EXERCISE BRIEF >>
Look through the data below. Collect every line where the word "React" occurs.

SUPPLIED INFORMATION >>

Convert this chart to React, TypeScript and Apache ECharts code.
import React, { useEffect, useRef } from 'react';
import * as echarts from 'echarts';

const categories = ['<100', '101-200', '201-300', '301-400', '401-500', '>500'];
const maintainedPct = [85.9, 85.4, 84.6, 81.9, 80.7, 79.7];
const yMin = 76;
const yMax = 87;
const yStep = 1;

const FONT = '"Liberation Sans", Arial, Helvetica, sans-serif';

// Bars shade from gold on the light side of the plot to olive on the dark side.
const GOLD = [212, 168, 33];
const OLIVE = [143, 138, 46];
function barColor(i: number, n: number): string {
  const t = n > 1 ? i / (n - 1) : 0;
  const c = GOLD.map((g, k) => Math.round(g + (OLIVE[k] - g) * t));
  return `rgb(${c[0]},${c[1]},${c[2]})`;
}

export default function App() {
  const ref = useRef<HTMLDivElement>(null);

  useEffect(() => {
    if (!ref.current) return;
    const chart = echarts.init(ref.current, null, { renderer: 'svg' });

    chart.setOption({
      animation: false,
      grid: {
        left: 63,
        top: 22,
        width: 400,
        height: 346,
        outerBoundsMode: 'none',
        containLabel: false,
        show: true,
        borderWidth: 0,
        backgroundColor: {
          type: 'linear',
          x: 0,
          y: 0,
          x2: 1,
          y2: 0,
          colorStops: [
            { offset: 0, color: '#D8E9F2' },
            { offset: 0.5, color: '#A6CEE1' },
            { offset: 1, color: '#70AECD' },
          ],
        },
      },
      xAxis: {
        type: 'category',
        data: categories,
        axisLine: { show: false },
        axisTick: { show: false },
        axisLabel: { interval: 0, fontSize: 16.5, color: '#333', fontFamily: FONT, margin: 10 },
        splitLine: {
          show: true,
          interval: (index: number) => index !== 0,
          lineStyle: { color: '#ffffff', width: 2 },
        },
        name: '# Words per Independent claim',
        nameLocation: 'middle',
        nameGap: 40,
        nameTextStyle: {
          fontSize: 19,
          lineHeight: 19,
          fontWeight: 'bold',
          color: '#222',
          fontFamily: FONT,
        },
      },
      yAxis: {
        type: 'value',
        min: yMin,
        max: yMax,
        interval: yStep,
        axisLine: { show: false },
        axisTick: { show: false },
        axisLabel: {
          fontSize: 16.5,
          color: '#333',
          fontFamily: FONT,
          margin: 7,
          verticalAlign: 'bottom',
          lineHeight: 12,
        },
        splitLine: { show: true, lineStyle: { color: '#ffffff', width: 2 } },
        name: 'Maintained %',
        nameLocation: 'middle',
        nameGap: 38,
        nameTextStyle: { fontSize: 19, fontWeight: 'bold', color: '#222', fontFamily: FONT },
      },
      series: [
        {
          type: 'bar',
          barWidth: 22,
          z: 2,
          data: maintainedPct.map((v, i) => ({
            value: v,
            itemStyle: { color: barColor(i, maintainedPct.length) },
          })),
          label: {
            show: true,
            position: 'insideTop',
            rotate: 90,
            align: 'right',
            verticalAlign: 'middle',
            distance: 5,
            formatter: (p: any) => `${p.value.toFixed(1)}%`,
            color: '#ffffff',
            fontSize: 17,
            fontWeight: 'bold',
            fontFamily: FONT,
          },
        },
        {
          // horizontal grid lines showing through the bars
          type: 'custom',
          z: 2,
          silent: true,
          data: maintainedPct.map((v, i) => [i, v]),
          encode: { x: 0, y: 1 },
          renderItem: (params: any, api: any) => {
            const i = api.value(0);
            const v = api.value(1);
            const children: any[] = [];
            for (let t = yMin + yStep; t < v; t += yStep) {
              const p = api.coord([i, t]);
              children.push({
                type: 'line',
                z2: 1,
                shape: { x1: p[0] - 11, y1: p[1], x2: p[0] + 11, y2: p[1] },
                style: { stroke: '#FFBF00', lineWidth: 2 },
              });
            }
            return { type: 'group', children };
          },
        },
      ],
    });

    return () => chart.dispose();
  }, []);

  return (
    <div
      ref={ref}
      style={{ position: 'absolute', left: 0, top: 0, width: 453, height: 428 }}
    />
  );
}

FINISHED EXERCISE >>
Convert this chart to React, TypeScript and Apache ECharts code.
import React, { useEffect, useRef } from 'react';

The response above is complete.